Living in rural Oklahoma can leave you a little isolated at times. Isolated from pop culture, from city life, and the reality of a tumbling housing market. I've spent the last few weeks in California and although I'd heard about entire neighborhoods being foreclosed on, you can't quite fathom it until you actually see all the for sale signs with your own two eyes.
My cousin, Holly, and my friend, Sheri, both live near Sacramento. Today, I went for a run through the park and through some of the adjoining neighborhoods; quiet neighborhoods, with cute stucco and rock homes. The sad reality is that as I ran through one addition, where the houses are so close together that you have to share a communal mailbox, I counted over a dozen homes with either "For Sale" or "Bank Owned" signs on them, or houses that were in the process of being foreclosed on with key locks on the front doors and signs in the windows, saying "Do not trespass".
Just in the block around Holly's house, I counted 10 homes that have been foreclosed. That's 10 families who couldn't make their mortgage payments. And the sad thing is that it doesn't stop there. How many banks have been affected, how many mortgage-backed securities that little old ladies have in their investment portfolios have been affected? And, and an even better question, who's at fault? The more-than-likely uneducated borrower, the banker who should have known the borrower couldn't afford the house, the mortgage broker who was interested in the bonus, the underwriter who should have seen the red flags in the file, the appraiser who wanted to make the bank happy? I don't know who is to blame and more than likely it's everyone's fault individually and collectively and now everyone is paying the price.

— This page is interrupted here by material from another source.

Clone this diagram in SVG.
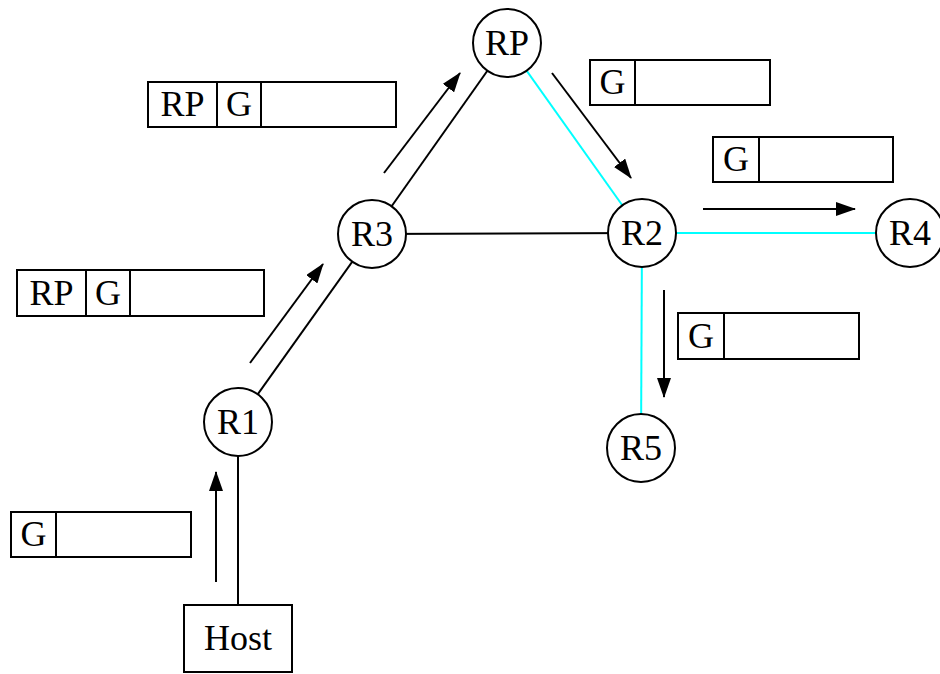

Right now, even if you knew you had a problem and you needed to do something to fix it, you couldn't sell your house because the market is so depressed. Holly said that where she lives was just a rice field not even 10 years ago. In that short time, shopping centers have popped up, commercial buildings, housing additions, all with open space available and for sale signs posted everywhere. What a difficult time to be in the real estate market. Unless that is if you're a buyer with a lot of cash and time enough to wait out the downturn.
So, although I'm still having great fun hanging out with family and friends, this portion of the trip has been a reality check. Anyone who thinks that things are all peachy, well, you're just flat wrong. If you live in Pryor, Oklahoma, I can see where you'd think things are wonderful, what with Gatorade and Google moving to town but sometimes you have to look beyond your front porch because we all live in the same big world. And what is happening in Sacramento or Chicago or New York City is bound to affect you.